The artists' group Common Culture were founded in 1996. In April 2018 their website was hacked and disabled. It was at this point they discovered that a young American internet celebrity, looking to capitalize on the intimate relationship he’d built with his online followers, had trademarked the name ‘Common Culture’ to brand, promote and sell a range of coffee, apparel and music. As he said “It looks cool, it sounds cool… a unified culture anyone can enjoy.”

OMG I love common culture !!!! ❤️❤️❤️❤️ draws on the adulatory online responses of fans to ‘Common Culture’ merchandise promoted in his vlogs. The exhibition, featuring Berlin's Die Raum gallery space and a Common Culture website, explores how the aesthetics, interactions and transactional intimacy built by internet personalities are ruthlessly deployed to convert followers into consumers.
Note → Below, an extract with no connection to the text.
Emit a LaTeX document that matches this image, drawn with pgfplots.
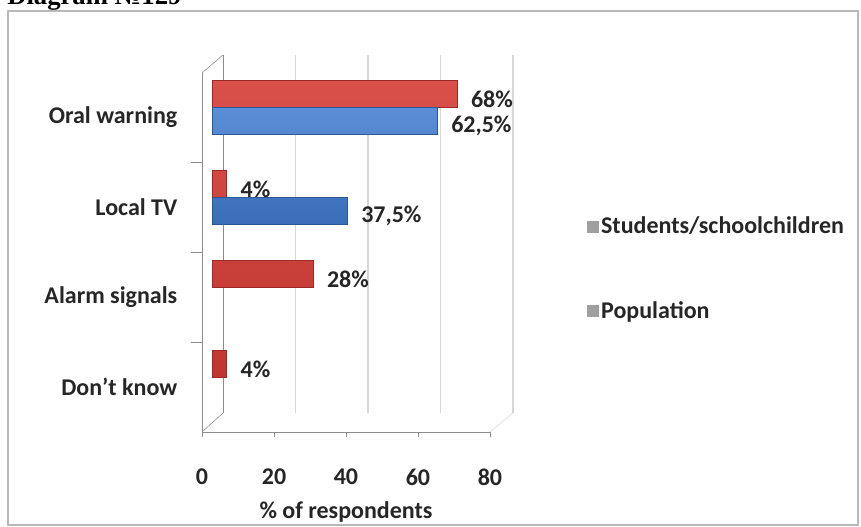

Apart from the opening night, the gallery space of Die Raum was ‘closed’ for the duration of the exhibition. The gallery’s blacked-out store front exterior carried the logo of Common Culture and its weblink and hosted an accumulation of graphic stickers based on the online comments of the internet celebrity’s fan base. In the gallery on the opening night— and online for the duration of the exhibition at www.commonculture.store — a video, playing on repeat, featured a compilation of the internet celebrity’s introduction to his vlogs. There was also a display of tee shirts, each bearing one of the sticker designs.